Only the lines from the start of the data to the line containing "var serif = 'Liberation Serif';", both included, should be output, exactly and without pictures.

══════════════════════════════

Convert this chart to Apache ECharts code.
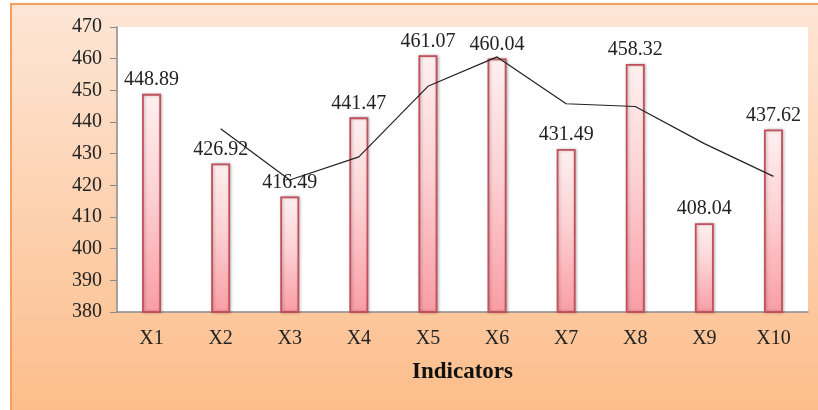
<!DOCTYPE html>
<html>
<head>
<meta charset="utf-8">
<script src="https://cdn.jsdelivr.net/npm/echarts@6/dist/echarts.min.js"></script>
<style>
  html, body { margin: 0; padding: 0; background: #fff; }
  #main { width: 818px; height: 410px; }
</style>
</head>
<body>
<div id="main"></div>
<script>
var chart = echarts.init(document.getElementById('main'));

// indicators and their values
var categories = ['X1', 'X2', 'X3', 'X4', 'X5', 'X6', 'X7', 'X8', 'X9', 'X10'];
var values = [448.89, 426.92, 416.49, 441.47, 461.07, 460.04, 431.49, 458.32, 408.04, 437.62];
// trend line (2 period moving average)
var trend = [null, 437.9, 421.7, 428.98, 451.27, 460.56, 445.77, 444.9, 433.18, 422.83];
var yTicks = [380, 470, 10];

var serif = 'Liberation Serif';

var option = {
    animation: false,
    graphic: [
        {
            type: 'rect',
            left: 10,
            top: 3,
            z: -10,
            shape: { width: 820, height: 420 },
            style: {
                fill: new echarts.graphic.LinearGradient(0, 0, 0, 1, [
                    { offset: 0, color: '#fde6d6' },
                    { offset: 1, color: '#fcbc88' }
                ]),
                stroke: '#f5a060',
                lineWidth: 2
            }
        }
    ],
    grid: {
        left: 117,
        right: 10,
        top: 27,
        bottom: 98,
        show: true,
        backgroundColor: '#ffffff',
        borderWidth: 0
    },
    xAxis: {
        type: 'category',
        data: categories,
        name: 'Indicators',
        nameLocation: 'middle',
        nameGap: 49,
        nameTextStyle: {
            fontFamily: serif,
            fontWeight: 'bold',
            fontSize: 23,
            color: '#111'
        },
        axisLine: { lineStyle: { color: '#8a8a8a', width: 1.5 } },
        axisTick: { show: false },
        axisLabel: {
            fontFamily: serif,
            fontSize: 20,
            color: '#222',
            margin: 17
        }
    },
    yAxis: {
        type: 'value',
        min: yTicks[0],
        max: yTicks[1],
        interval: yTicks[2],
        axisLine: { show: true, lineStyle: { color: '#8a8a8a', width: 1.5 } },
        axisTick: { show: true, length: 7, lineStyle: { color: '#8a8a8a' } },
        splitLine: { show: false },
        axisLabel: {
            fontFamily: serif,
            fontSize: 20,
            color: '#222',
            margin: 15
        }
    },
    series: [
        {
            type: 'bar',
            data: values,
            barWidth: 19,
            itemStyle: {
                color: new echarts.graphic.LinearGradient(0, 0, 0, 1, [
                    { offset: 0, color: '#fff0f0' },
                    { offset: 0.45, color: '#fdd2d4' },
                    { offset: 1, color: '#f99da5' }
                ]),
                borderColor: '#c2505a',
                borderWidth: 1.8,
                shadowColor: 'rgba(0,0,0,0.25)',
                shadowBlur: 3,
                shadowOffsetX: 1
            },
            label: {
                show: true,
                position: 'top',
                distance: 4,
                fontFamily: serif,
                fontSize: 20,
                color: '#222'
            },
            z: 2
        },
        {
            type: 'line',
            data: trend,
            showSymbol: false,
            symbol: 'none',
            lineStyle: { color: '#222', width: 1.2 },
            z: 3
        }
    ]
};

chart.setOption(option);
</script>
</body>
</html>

══════════════════════════════

_RESULT BELOW:_
Convert this chart to Apache ECharts code.
<!DOCTYPE html>
<html>
<head>
<meta charset="utf-8">
<script src="https://cdn.jsdelivr.net/npm/echarts@6/dist/echarts.min.js"></script>
<style>
  html, body { margin: 0; padding: 0; background: #fff; }
  #main { width: 818px; height: 410px; }
</style>
</head>
<body>
<div id="main"></div>
<script>
var chart = echarts.init(document.getElementById('main'));

// indicators and their values
var categories = ['X1', 'X2', 'X3', 'X4', 'X5', 'X6', 'X7', 'X8', 'X9', 'X10'];
var values = [448.89, 426.92, 416.49, 441.47, 461.07, 460.04, 431.49, 458.32, 408.04, 437.62];
// trend line (2 period moving average)
var trend = [null, 437.9, 421.7, 428.98, 451.27, 460.56, 445.77, 444.9, 433.18, 422.83];
var yTicks = [380, 470, 10];

var serif = 'Liberation Serif';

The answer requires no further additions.